By some accounts, last year’s move of the Barnes Foundation from its original home to the new location on Philadelphia’s Benjamin Franklin Parkway marked the last stroke in the fall of Western civilization. Hyperbole reigned, arguments raged, protesters protested, and lawyers filed, but the move to the strikingly modern building happened and life went on. But what has a years’ worth of experience taught us about the Barnes’ move? Was it a disaster, a success, or a mixture of both? If we’re talking about the Barnes, you know that different people will have passionately argued, differing answers to those question, but here’s one person’s take on the situation.
If you go purely by the numbers, the Barnes’ move has been a success. More than 300,000 visitors from around the world attended in the past year, a number made even more remarkable when considering the limitations imposed by the restrictive exhibition space itself, which duplicated the cramped confines of the original location despite the expanded outer “shell.” With more than 200 musical performances, 100 lectures and discussions, and dance performances, workshops, poetry readings, movie screenings, and story-telling events, the Barnes came alive in its use of the non-exhibition space. The grand re-opening’s special exhibition, Ensemble: Albert C. Barnes and the Experiment in Education, not only educated those who knew a little about the institution and its founder, but also introduced a whole new audience to this unique place and the visionary who made it happen.
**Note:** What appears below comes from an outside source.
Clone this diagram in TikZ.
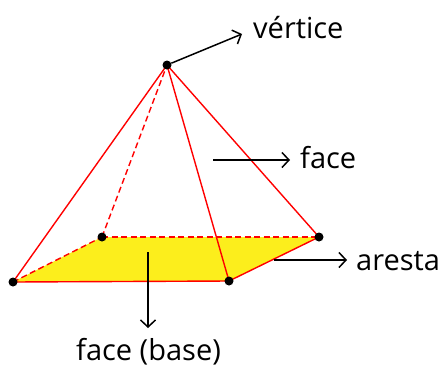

Although Ensemble was the only special exhibition of the Barnes’ first year, they are trying to make the collection less static. Ellsworth Kelly: Sculpture on the Wall, which runs through September 2, 2013, marks not just the first contemporary art exhibition in the new building, but also the first contemporary art exhibition held by the Barnes Foundation in 90 years. Ironically, Ellsworth Kelly’s 90th birthday this year had a lot to do with his selection as a featured artist, so “contemporary” is being applied here loosely (although Kelly continues to make new work). Kelly’s known more for his painting than for his sculpture, although these sculptures exploring the intersection of color and form say as much about his painting as they do about how he uses sculpture. In all, the Kelly exhibition’s a win-win: “contemporary” enough to have a live, if extremely aged artist, but canonical enough to keep the conservative wing with their Vatican-esque averseness to change content.
Speaking of the conservative wing of the Barnes… The recently announced “new ticket package and pricing structure” raised eyebrows among those who have always seen the Barnes as an unfairly exclusive institution. Accessibility always stood at the center of any argument for moving the collection from the decaying original building to the new location, where the works would be safer and more people could see them. Steep increases in ticket prices (from $18 to $22 for adult general admission and from $15 to $20 for seniors, while student admission remains at $10), however, seem like poorly veiled attempts to keep the riff-raff out. People who live outside the Philadelphia area probably have little sense of the chasm between Philly itself (where I grew up) and the surrounding suburbs (where I live now), especially the string of old-money mansion towns known as the Main Line. This euphemistically titled “restructuring” may just be class warfare by another name.
The increased ticket price now comes with a free audio guide (which was previously an extra $5), but how many people actually want to use the audio guide? “This new ticketing structure will help balance our desire to be more accessible to more people while ensuring that every visitor has a high quality experience in the galleries,” argues Derek Gillman, President and Executive Director of the Barnes Foundation. What that “high quality experience” means is open to interpretation. With timed tickets already keeping crowds at a low, controlled number, it seems like it’s not as much an issue of the quantity as of the quality of those attending. Yes, the first Sunday of each month is completely free to the public (assuming you can get a timed ticket), but that, along with the “free” audio tour, feels like a poor exchange for the poorer people who wish to see the show. If you look at this restructuring in its bleakest light, it appears far too much like a bait and switch operation, with the bait of greater access switched back to the old fashioned, Main Line, elitist inaccessibility.
As part of the one year anniversary celebration, Giorgio de Chirico’s 1926 Portrait of Albert C. Barnes (detail shown above) will be hung in the foyer of the galleries. “In placing this magnificent portrait of Dr. Barnes in the entranceway to the collection he so carefully assembled and hung,” Gillman explains, “we bring visibility to the founder of the unique institution that bears his name, while making accessible a significant work of art which has been out of the public’s view for most of the last eight decades.” Dr. Albert C. Barnes took his fortune made in pharmaceuticals and turned it into one of the most magnificent collections of modern art in the world. Following the educational philosophy of John Dewey, Barnes worked to bring the world of highbrow art to the everyday life of the working masses, a mission with mixed results in the years that followed. A man of many paradoxes, Barnes created an institution that itself continues to operate in a state of paradox.
If we’ve learned anything from year one of the “new” Barnes Foundation, it’s that the old battles continue. (Just watch the comments to this post heat up.) The push into the inclusive future continues to face the pull back to the reclusive past. As a previous supporter of the move based on the greater access and improved conservation facilities, I still agree that the move was for the best, at least in theory. With one year past and how many more to come, it remains to see if that move will be the best in practice, too.